* **Source material**:
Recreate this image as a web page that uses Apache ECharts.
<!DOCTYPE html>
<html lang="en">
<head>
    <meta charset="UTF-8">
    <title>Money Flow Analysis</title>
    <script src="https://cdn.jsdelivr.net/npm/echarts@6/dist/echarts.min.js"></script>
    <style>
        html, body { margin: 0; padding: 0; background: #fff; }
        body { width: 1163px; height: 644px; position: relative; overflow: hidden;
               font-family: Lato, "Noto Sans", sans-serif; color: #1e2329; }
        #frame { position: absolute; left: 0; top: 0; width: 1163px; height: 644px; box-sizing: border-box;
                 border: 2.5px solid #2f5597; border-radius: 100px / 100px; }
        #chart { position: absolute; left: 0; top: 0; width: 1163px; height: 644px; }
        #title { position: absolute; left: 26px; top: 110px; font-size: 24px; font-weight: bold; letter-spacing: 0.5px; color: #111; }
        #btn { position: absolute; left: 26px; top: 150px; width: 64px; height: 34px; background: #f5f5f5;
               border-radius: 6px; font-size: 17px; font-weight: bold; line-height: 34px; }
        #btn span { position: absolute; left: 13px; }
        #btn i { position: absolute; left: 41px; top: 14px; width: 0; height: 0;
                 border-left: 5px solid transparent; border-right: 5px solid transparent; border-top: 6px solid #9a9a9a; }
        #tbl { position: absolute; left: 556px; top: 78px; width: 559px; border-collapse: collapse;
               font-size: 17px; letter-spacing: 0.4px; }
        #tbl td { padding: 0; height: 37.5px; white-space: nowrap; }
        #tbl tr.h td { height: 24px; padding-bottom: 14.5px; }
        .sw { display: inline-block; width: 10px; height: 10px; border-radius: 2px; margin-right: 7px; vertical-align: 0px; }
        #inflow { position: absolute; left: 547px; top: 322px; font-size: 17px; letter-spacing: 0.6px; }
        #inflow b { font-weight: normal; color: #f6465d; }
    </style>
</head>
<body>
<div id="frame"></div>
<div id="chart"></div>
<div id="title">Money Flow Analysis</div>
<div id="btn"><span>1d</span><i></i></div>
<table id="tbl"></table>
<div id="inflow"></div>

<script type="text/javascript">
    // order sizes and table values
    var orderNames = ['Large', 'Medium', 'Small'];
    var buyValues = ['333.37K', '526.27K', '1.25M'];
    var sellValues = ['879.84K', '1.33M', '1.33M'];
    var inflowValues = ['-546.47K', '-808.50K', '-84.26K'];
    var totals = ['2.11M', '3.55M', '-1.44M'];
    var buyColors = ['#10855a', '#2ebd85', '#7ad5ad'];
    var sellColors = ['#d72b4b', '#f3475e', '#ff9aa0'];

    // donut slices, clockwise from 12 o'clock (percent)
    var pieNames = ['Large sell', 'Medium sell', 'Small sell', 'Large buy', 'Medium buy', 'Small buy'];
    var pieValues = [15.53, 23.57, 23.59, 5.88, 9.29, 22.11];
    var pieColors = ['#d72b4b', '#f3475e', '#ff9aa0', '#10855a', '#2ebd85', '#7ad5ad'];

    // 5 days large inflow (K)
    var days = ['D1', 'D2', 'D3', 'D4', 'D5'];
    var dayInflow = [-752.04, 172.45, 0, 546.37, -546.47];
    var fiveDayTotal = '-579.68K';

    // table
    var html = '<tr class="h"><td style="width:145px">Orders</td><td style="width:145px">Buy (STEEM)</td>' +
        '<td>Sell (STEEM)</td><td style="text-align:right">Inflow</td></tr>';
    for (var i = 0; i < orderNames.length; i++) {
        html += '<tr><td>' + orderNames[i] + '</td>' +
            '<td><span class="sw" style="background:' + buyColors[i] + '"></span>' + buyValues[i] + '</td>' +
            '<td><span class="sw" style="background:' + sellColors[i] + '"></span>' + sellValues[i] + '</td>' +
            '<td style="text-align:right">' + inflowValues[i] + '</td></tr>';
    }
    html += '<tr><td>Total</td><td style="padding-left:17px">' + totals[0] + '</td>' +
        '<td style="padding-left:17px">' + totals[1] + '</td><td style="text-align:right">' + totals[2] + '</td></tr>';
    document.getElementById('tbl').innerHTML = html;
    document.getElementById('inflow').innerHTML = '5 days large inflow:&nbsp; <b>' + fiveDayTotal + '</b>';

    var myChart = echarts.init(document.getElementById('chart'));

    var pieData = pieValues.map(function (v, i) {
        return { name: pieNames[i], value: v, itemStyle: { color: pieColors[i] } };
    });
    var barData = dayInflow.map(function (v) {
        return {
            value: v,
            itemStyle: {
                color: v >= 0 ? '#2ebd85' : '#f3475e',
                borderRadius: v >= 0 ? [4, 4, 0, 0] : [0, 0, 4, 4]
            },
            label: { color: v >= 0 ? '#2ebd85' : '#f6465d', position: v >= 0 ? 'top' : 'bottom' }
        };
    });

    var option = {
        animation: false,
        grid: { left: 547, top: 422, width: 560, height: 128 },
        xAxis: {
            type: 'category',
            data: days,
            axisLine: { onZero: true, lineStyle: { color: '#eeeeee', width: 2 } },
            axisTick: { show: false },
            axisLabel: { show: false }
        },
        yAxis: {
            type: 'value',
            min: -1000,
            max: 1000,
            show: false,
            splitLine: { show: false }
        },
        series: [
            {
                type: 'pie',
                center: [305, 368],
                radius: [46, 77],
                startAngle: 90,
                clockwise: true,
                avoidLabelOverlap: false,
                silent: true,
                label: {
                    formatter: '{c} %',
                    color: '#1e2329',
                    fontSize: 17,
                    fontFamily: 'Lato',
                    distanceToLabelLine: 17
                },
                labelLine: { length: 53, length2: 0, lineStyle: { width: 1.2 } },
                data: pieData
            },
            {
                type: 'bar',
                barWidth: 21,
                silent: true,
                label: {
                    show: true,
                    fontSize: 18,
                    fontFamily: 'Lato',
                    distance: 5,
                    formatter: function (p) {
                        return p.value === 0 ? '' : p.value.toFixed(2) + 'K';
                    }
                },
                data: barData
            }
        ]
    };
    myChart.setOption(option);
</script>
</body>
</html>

* **What you should do**:
Hand back the material above in full, exactly as written.

* **Expected answer**:
Recreate this image as a web page that uses Apache ECharts.
<!DOCTYPE html>
<html lang="en">
<head>
    <meta charset="UTF-8">
    <title>Money Flow Analysis</title>
    <script src="https://cdn.jsdelivr.net/npm/echarts@6/dist/echarts.min.js"></script>
    <style>
        html, body { margin: 0; padding: 0; background: #fff; }
        body { width: 1163px; height: 644px; position: relative; overflow: hidden;
               font-family: Lato, "Noto Sans", sans-serif; color: #1e2329; }
        #frame { position: absolute; left: 0; top: 0; width: 1163px; height: 644px; box-sizing: border-box;
                 border: 2.5px solid #2f5597; border-radius: 100px / 100px; }
        #chart { position: absolute; left: 0; top: 0; width: 1163px; height: 644px; }
        #title { position: absolute; left: 26px; top: 110px; font-size: 24px; font-weight: bold; letter-spacing: 0.5px; color: #111; }
        #btn { position: absolute; left: 26px; top: 150px; width: 64px; height: 34px; background: #f5f5f5;
               border-radius: 6px; font-size: 17px; font-weight: bold; line-height: 34px; }
        #btn span { position: absolute; left: 13px; }
        #btn i { position: absolute; left: 41px; top: 14px; width: 0; height: 0;
                 border-left: 5px solid transparent; border-right: 5px solid transparent; border-top: 6px solid #9a9a9a; }
        #tbl { position: absolute; left: 556px; top: 78px; width: 559px; border-collapse: collapse;
               font-size: 17px; letter-spacing: 0.4px; }
        #tbl td { padding: 0; height: 37.5px; white-space: nowrap; }
        #tbl tr.h td { height: 24px; padding-bottom: 14.5px; }
        .sw { display: inline-block; width: 10px; height: 10px; border-radius: 2px; margin-right: 7px; vertical-align: 0px; }
        #inflow { position: absolute; left: 547px; top: 322px; font-size: 17px; letter-spacing: 0.6px; }
        #inflow b { font-weight: normal; color: #f6465d; }
    </style>
</head>
<body>
<div id="frame"></div>
<div id="chart"></div>
<div id="title">Money Flow Analysis</div>
<div id="btn"><span>1d</span><i></i></div>
<table id="tbl"></table>
<div id="inflow"></div>

<script type="text/javascript">
    // order sizes and table values
    var orderNames = ['Large', 'Medium', 'Small'];
    var buyValues = ['333.37K', '526.27K', '1.25M'];
    var sellValues = ['879.84K', '1.33M', '1.33M'];
    var inflowValues = ['-546.47K', '-808.50K', '-84.26K'];
    var totals = ['2.11M', '3.55M', '-1.44M'];
    var buyColors = ['#10855a', '#2ebd85', '#7ad5ad'];
    var sellColors = ['#d72b4b', '#f3475e', '#ff9aa0'];

    // donut slices, clockwise from 12 o'clock (percent)
    var pieNames = ['Large sell', 'Medium sell', 'Small sell', 'Large buy', 'Medium buy', 'Small buy'];
    var pieValues = [15.53, 23.57, 23.59, 5.88, 9.29, 22.11];
    var pieColors = ['#d72b4b', '#f3475e', '#ff9aa0', '#10855a', '#2ebd85', '#7ad5ad'];

    // 5 days large inflow (K)
    var days = ['D1', 'D2', 'D3', 'D4', 'D5'];
    var dayInflow = [-752.04, 172.45, 0, 546.37, -546.47];
    var fiveDayTotal = '-579.68K';

    // table
    var html = '<tr class="h"><td style="width:145px">Orders</td><td style="width:145px">Buy (STEEM)</td>' +
        '<td>Sell (STEEM)</td><td style="text-align:right">Inflow</td></tr>';
    for (var i = 0; i < orderNames.length; i++) {
        html += '<tr><td>' + orderNames[i] + '</td>' +
            '<td><span class="sw" style="background:' + buyColors[i] + '"></span>' + buyValues[i] + '</td>' +
            '<td><span class="sw" style="background:' + sellColors[i] + '"></span>' + sellValues[i] + '</td>' +
            '<td style="text-align:right">' + inflowValues[i] + '</td></tr>';
    }
    html += '<tr><td>Total</td><td style="padding-left:17px">' + totals[0] + '</td>' +
        '<td style="padding-left:17px">' + totals[1] + '</td><td style="text-align:right">' + totals[2] + '</td></tr>';
    document.getElementById('tbl').innerHTML = html;
    document.getElementById('inflow').innerHTML = '5 days large inflow:&nbsp; <b>' + fiveDayTotal + '</b>';

    var myChart = echarts.init(document.getElementById('chart'));

    var pieData = pieValues.map(function (v, i) {
        return { name: pieNames[i], value: v, itemStyle: { color: pieColors[i] } };
    });
    var barData = dayInflow.map(function (v) {
        return {
            value: v,
            itemStyle: {
                color: v >= 0 ? '#2ebd85' : '#f3475e',
                borderRadius: v >= 0 ? [4, 4, 0, 0] : [0, 0, 4, 4]
            },
            label: { color: v >= 0 ? '#2ebd85' : '#f6465d', position: v >= 0 ? 'top' : 'bottom' }
        };
    });

    var option = {
        animation: false,
        grid: { left: 547, top: 422, width: 560, height: 128 },
        xAxis: {
            type: 'category',
            data: days,
            axisLine: { onZero: true, lineStyle: { color: '#eeeeee', width: 2 } },
            axisTick: { show: false },
            axisLabel: { show: false }
        },
        yAxis: {
            type: 'value',
            min: -1000,
            max: 1000,
            show: false,
            splitLine: { show: false }
        },
        series: [
            {
                type: 'pie',
                center: [305, 368],
                radius: [46, 77],
                startAngle: 90,
                clockwise: true,
                avoidLabelOverlap: false,
                silent: true,
                label: {
                    formatter: '{c} %',
                    color: '#1e2329',
                    fontSize: 17,
                    fontFamily: 'Lato',
                    distanceToLabelLine: 17
                },
                labelLine: { length: 53, length2: 0, lineStyle: { width: 1.2 } },
                data: pieData
            },
            {
                type: 'bar',
                barWidth: 21,
                silent: true,
                label: {
                    show: true,
                    fontSize: 18,
                    fontFamily: 'Lato',
                    distance: 5,
                    formatter: function (p) {
                        return p.value === 0 ? '' : p.value.toFixed(2) + 'K';
                    }
                },
                data: barData
            }
        ]
    };
    myChart.setOption(option);
</script>
</body>
</html>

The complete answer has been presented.